> **Task statement**
Locate every line that holds the string "document" and copy it.

> **Source data**
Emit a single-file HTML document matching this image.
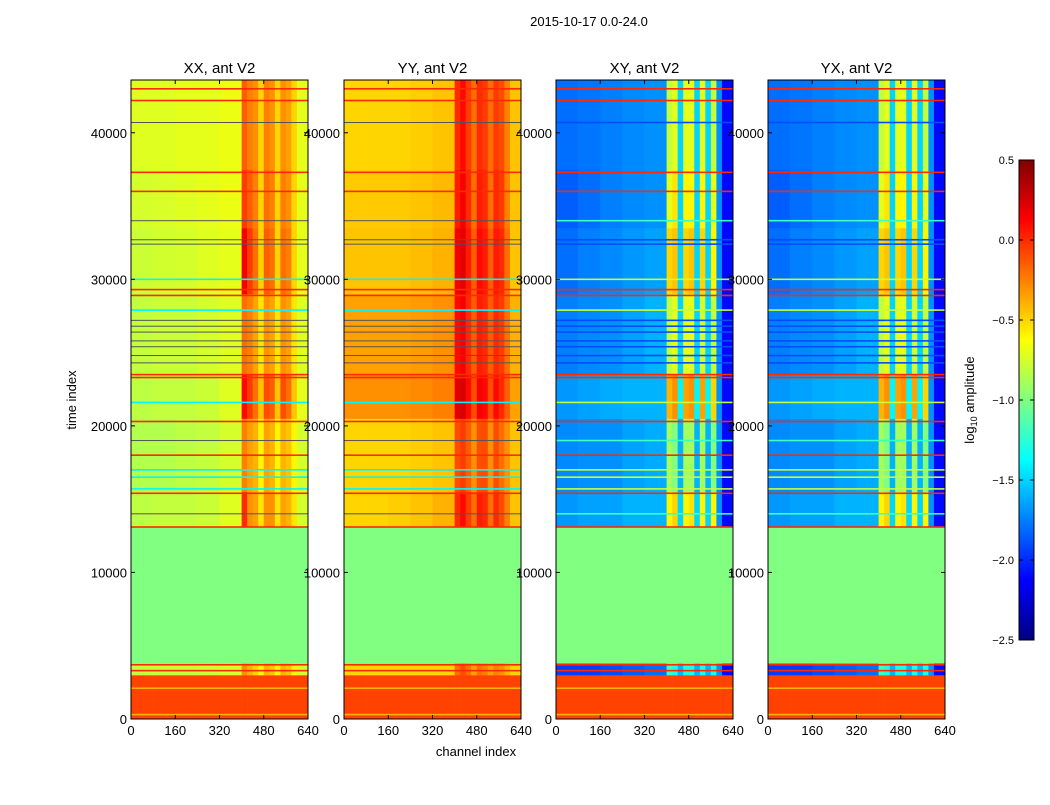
<!DOCTYPE html>
<html><head><meta charset="utf-8">
<style>
body{margin:0;background:#fff;font-family:"Liberation Sans",sans-serif;}
svg text{font-family:"Liberation Sans",sans-serif;fill:#000;}
</style></head>
<body>
<svg id="fig" width="1050" height="800" viewBox="0 0 1050 800" xmlns="http://www.w3.org/2000/svg">
<defs>
<linearGradient id="jetg" x1="0" y1="1" x2="0" y2="0">
<stop offset="0" stop-color="#000080"/><stop offset="0.125" stop-color="#0000ff"/>
<stop offset="0.375" stop-color="#00ffff"/><stop offset="0.625" stop-color="#ffff00"/>
<stop offset="0.875" stop-color="#ff0000"/><stop offset="1" stop-color="#800000"/>
</linearGradient>
</defs>
<rect width="1050" height="800" fill="#fff"/>
<text x="589" y="26" font-size="13" text-anchor="middle">2015-10-17 0.0-24.0</text>
<text x="476" y="756" font-size="13" text-anchor="middle">channel index</text>
<text x="76" y="400" font-size="13" text-anchor="middle" transform="rotate(-90 76 400)">time index</text>
<g id="panels"></g>
<g id="cbar">
<rect x="1019" y="160" width="15" height="480" fill="url(#jetg)" stroke="#000" stroke-width="1"/>
<text x="974" y="400" font-size="13" text-anchor="middle" transform="rotate(-90 974 400)">log<tspan font-size="9" dy="3">10</tspan><tspan dy="-3"> amplitude</tspan></text>
</g>
</svg>
<script>
const NS="http://www.w3.org/2000/svg";
const panelTitles=["XX, ant V2","YY, ant V2","XY, ant V2","YX, ant V2"];
const timeEdges=[0,300,3000,3800,13100,15500,20500,23500,29000,33500,37500,43600];
const chanEdges=[0,80,160,240,320,400,420,440,460,480,500,520,540,560,580,600,640];
const xTicks=[0,160,320,480,640];
const yTicks=[0,10000,20000,30000,40000];
const cbarTicks=[0.5,0.0,-0.5,-1.0,-1.5,-2.0,-2.5];
const xxValues=[
[-0.07,-0.07,-0.07,-0.07,-0.07,-0.07,-0.07,-0.07,-0.07,-0.07,-0.07,-0.07,-0.07,-0.07,-0.07,-0.07],
[-0.07,-0.07,-0.07,-0.07,-0.07,-0.07,-0.07,-0.07,-0.07,-0.07,-0.07,-0.07,-0.07,-0.07,-0.07,-0.07],
[-0.8,-0.8,-0.8,-0.78,-0.75,-0.3,-0.4,-0.5,-0.6,-0.4,-0.45,-0.6,-0.4,-0.45,-0.6,-0.75],
[-1,-1,-1,-1,-1,-1,-1,-1,-1,-1,-1,-1,-1,-1,-1,-1],
[-0.82,-0.8,-0.8,-0.78,-0.72,0.0,-0.3,-0.35,-0.55,-0.3,-0.3,-0.55,-0.35,-0.4,-0.55,-0.75],
[-0.85,-0.85,-0.82,-0.8,-0.75,-0.25,-0.35,-0.4,-0.6,-0.35,-0.4,-0.6,-0.4,-0.45,-0.6,-0.75],
[-0.82,-0.8,-0.8,-0.78,-0.72,0.1,-0.05,-0.2,-0.45,-0.1,-0.15,-0.45,-0.1,-0.2,-0.45,-0.7],
[-0.8,-0.78,-0.78,-0.75,-0.72,-0.2,-0.25,-0.35,-0.55,-0.3,-0.35,-0.55,-0.3,-0.35,-0.55,-0.72],
[-0.78,-0.76,-0.75,-0.72,-0.7,0.15,-0.05,-0.2,-0.5,-0.15,-0.2,-0.5,-0.2,-0.25,-0.5,-0.7],
[-0.75,-0.74,-0.72,-0.7,-0.68,-0.05,-0.15,-0.25,-0.5,-0.2,-0.25,-0.5,-0.25,-0.3,-0.5,-0.7],
[-0.72,-0.72,-0.7,-0.7,-0.68,-0.15,-0.25,-0.3,-0.5,-0.25,-0.3,-0.5,-0.3,-0.35,-0.5,-0.7]];
const yyValues=[
[-0.07,-0.07,-0.07,-0.07,-0.07,-0.07,-0.07,-0.07,-0.07,-0.07,-0.07,-0.07,-0.07,-0.07,-0.07,-0.07],
[-0.07,-0.07,-0.07,-0.07,-0.07,-0.07,-0.07,-0.07,-0.07,-0.07,-0.07,-0.07,-0.07,-0.07,-0.07,-0.07],
[-0.5,-0.5,-0.5,-0.5,-0.5,-0.2,-0.1,-0.2,-0.35,-0.2,-0.25,-0.35,-0.25,-0.3,-0.4,-0.5],
[-1,-1,-1,-1,-1,-1,-1,-1,-1,-1,-1,-1,-1,-1,-1,-1],
[-0.5,-0.5,-0.48,-0.45,-0.4,0.0,0.1,-0.05,-0.2,0.05,0.0,-0.2,0.0,-0.1,-0.25,-0.45],
[-0.5,-0.5,-0.5,-0.48,-0.45,-0.1,-0.05,-0.15,-0.3,-0.1,-0.1,-0.3,-0.1,-0.2,-0.3,-0.45],
[-0.3,-0.3,-0.3,-0.28,-0.25,0.2,0.25,0.1,-0.1,0.15,0.1,-0.1,0.1,0.0,-0.15,-0.35],
[-0.35,-0.35,-0.35,-0.33,-0.3,0.1,0.15,0.0,-0.15,0.05,0.0,-0.15,0.0,-0.05,-0.2,-0.4],
[-0.45,-0.45,-0.45,-0.43,-0.4,0.15,0.2,0.05,-0.15,0.1,0.05,-0.15,0.05,0.0,-0.2,-0.45],
[-0.47,-0.47,-0.47,-0.45,-0.42,0.05,0.15,0.0,-0.2,0.05,0.0,-0.2,0.0,-0.05,-0.25,-0.45],
[-0.5,-0.5,-0.5,-0.48,-0.45,0.0,0.1,-0.05,-0.2,0.0,-0.05,-0.2,-0.05,-0.1,-0.25,-0.45]];
const xyValues=[
[-0.07,-0.07,-0.07,-0.07,-0.07,-0.07,-0.07,-0.07,-0.07,-0.07,-0.07,-0.07,-0.07,-0.07,-0.07,-0.07],
[-0.07,-0.07,-0.07,-0.07,-0.07,-0.07,-0.07,-0.07,-0.07,-0.07,-0.07,-0.07,-0.07,-0.07,-0.07,-0.07],
[-1.95,-1.95,-1.9,-1.85,-1.8,-1.2,-1.3,-1.6,-1.3,-1.3,-1.6,-1.3,-1.6,-1.3,-1.7,-2.1],
[-1,-1,-1,-1,-1,-1,-1,-1,-1,-1,-1,-1,-1,-1,-1,-1],
[-1.68,-1.65,-1.65,-1.6,-1.6,-0.6,-0.5,-1.5,-0.6,-0.55,-1.5,-0.6,-1.5,-0.6,-1.7,-2.1],
[-1.72,-1.7,-1.7,-1.65,-1.62,-0.9,-1.0,-1.6,-0.9,-0.9,-1.6,-0.9,-1.6,-1.0,-1.7,-2.1],
[-1.68,-1.65,-1.62,-1.6,-1.6,-0.4,-0.3,-1.4,-0.35,-0.3,-1.4,-0.35,-1.4,-0.5,-1.7,-2.1],
[-1.75,-1.72,-1.7,-1.65,-1.6,-0.8,-0.7,-1.5,-0.7,-0.7,-1.5,-0.75,-1.5,-0.8,-1.7,-2.1],
[-1.8,-1.75,-1.72,-1.68,-1.65,-0.5,-0.45,-1.5,-0.5,-0.45,-1.5,-0.5,-1.5,-0.6,-1.7,-2.1],
[-1.85,-1.8,-1.75,-1.72,-1.7,-0.7,-0.55,-1.5,-0.6,-0.6,-1.5,-0.6,-1.5,-0.7,-1.7,-2.1],
[-1.8,-1.78,-1.75,-1.72,-1.7,-0.8,-0.7,-1.5,-0.7,-0.7,-1.5,-0.7,-1.5,-0.8,-1.7,-2.1]];
const yxValues=[
[-0.07,-0.07,-0.07,-0.07,-0.07,-0.07,-0.07,-0.07,-0.07,-0.07,-0.07,-0.07,-0.07,-0.07,-0.07,-0.07],
[-0.07,-0.07,-0.07,-0.07,-0.07,-0.07,-0.07,-0.07,-0.07,-0.07,-0.07,-0.07,-0.07,-0.07,-0.07,-0.07],
[-1.95,-1.95,-1.9,-1.85,-1.8,-1.2,-1.3,-1.6,-1.3,-1.3,-1.6,-1.3,-1.6,-1.3,-1.7,-2.1],
[-1,-1,-1,-1,-1,-1,-1,-1,-1,-1,-1,-1,-1,-1,-1,-1],
[-1.68,-1.65,-1.65,-1.6,-1.6,-0.6,-0.5,-1.5,-0.6,-0.55,-1.5,-0.6,-1.5,-0.6,-1.7,-2.1],
[-1.72,-1.7,-1.7,-1.65,-1.62,-0.9,-1.0,-1.6,-0.9,-0.9,-1.6,-0.9,-1.6,-1.0,-1.7,-2.1],
[-1.68,-1.65,-1.62,-1.6,-1.6,-0.4,-0.3,-1.4,-0.35,-0.3,-1.4,-0.35,-1.4,-0.5,-1.7,-2.1],
[-1.75,-1.72,-1.7,-1.65,-1.6,-0.8,-0.7,-1.5,-0.7,-0.7,-1.5,-0.75,-1.5,-0.8,-1.7,-2.1],
[-1.8,-1.75,-1.72,-1.68,-1.65,-0.5,-0.45,-1.5,-0.5,-0.45,-1.5,-0.5,-1.5,-0.6,-1.7,-2.1],
[-1.85,-1.8,-1.75,-1.72,-1.7,-0.7,-0.55,-1.5,-0.6,-0.6,-1.5,-0.6,-1.5,-0.7,-1.7,-2.1],
[-1.8,-1.78,-1.75,-1.72,-1.7,-0.8,-0.7,-1.5,-0.7,-0.7,-1.5,-0.7,-1.5,-0.8,-1.7,-2.1]];
const panelValues=[xxValues,yyValues,xyValues,yxValues];
const lineTimes=[43000,42200,40700,37300,36000,34000,32700,32400,30000,29300,28900,27900,27200,26800,26400,25800,25400,24800,24300,23500,23300,21600,20300,19000,18000,17000,16500,15700,15400,14000,13100,3700,3300,2100,300];
const lineXX=[0,0,null,0,0,null,null,null,-1.4,0,0,-1.4,null,null,null,null,null,null,null,0,0,-1.4,0,null,0,-1.4,-1.4,-1.4,0,null,0,0,0,-0.4,-0.4];
const lineYY=[0,0,null,0,0,null,null,null,-1.4,0,0,-1.4,null,null,null,null,null,null,null,0,0,-1.4,0,null,0,-1.4,-1.4,-1.4,0,null,0,0,0,-0.4,-0.4];
const lineXY=[0,0,-1.9,0,0,-1.2,-1.9,-1.9,-0.8,0,0,-0.8,-1.9,-1.9,-1.9,-1.9,-1.9,-1.9,-1.9,0,0,-0.8,0,-1.2,0,-0.8,-0.8,-0.8,0,-1.2,0,0,0,-0.4,-0.4];
const lineYX=[0,0,-1.9,0,0,-1.2,-1.9,-1.9,-0.8,0,0,-0.8,-1.9,-1.9,-1.9,-1.9,-1.9,-1.9,-1.9,0,0,-0.8,0,-1.2,0,-0.8,-0.8,-0.8,0,-1.2,0,0,0,-0.4,-0.4];
const panelLines=[lineXX,lineYY,lineXY,lineYX];

const panelLeft=[131,344,556,768], panelW=177, plotTop=80, plotBottom=719;
const tMax=43600, chMax=640, vmin=-2.5, vmax=0.5;
function xScale(p,ch){return panelLeft[p]+ch/chMax*panelW;}
function yScale(t){return plotBottom-t/tMax*(plotBottom-plotTop);}
function cbY(v){return 640-(v-vmin)/(vmax-vmin)*480;}
function jet(v){
  if(v===null) return "#555555";
  let x=Math.max(0,Math.min(1,(v-vmin)/(vmax-vmin)));
  const c=k=>Math.round(255*Math.max(0,Math.min(1,1.5-Math.abs(4*x-k))));
  return `rgb(${c(3)},${c(2)},${c(1)})`;
}
function mk(tag,attrs,parent){const e=document.createElementNS(NS,tag);for(const k in attrs)e.setAttribute(k,attrs[k]);parent.appendChild(e);return e;}
const root=document.getElementById('panels');
for(let p=0;p<4;p++){
  const g=mk('g',{},root);
  
  
  const vals=panelValues[p];
  for(let i=0;i<timeEdges.length-1;i++){
    for(let j=0;j<chanEdges.length-1;j++){
      const x0=xScale(p,chanEdges[j]),x1=xScale(p,chanEdges[j+1]);
      const y0=yScale(timeEdges[i+1]),y1=yScale(timeEdges[i]);
      const r=mk('rect',{x:x0,y:y0,width:x1-x0+0.3,height:y1-y0+0.3,fill:jet(vals[i][j])},g);
      
      
    }
  }
  const lv=panelLines[p];
  for(let k=0;k<lineTimes.length;k++){
    const y=yScale(lineTimes[k]);
    const h=lv[k]===null?1:1.6;
    const l=mk('rect',{x:panelLeft[p],y:y-h/2,width:panelW,height:h,fill:jet(lv[k])},g);
    
    
  }
  const fr=mk('rect',{x:panelLeft[p],y:plotTop,width:panelW,height:plotBottom-plotTop,fill:'none',stroke:'#000','stroke-width':1},g);
  
  
  const t=mk('text',{x:panelLeft[p]+panelW/2,y:73,'font-size':15,'text-anchor':'middle'},g);
  t.textContent=panelTitles[p];
  
  
  for(const xt of xTicks){
    const x=xScale(p,xt);
    mk('line',{x1:x,x2:x,y1:plotBottom,y2:plotBottom-4,stroke:'#000'},g);
    mk('line',{x1:x,x2:x,y1:plotTop,y2:plotTop+4,stroke:'#000'},g);
    const tx=mk('text',{x:x,y:plotBottom+16,'font-size':13,'text-anchor':'middle'},g);
    tx.textContent=xt;
    
    
  }
  for(const yt of yTicks){
    const y=yScale(yt);
    mk('line',{x1:panelLeft[p],x2:panelLeft[p]+4,y1:y,y2:y,stroke:'#000'},g);
    mk('line',{x1:panelLeft[p]+panelW,x2:panelLeft[p]+panelW-4,y1:y,y2:y,stroke:'#000'},g);
    const ty=mk('text',{x:panelLeft[p]-4,y:y+5,'font-size':13,'text-anchor':'end'},g);
    ty.textContent=yt;
    
    
  }
}
const cb=document.getElementById('cbar');
for(const v of cbarTicks){
  const y=cbY(v);
  mk('line',{x1:1034,x2:1030,y1:y,y2:y,stroke:'#000'},cb);
  mk('line',{x1:1019,x2:1023,y1:y,y2:y,stroke:'#000'},cb);
  const t=mk('text',{x:1014,y:y+4,'font-size':11,'text-anchor':'end'},cb);
  t.textContent=(v<0?'\u2212':'')+Math.abs(v).toFixed(1);
  
  
}
</script>
</body></html>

> **Response for this exercise**
Emit a single-file HTML document matching this image.
function mk(tag,attrs,parent){const e=document.createElementNS(NS,tag);for(const k in attrs)e.setAttribute(k,attrs[k]);parent.appendChild(e);return e;}
const root=document.getElementById('panels');
const cb=document.getElementById('cbar');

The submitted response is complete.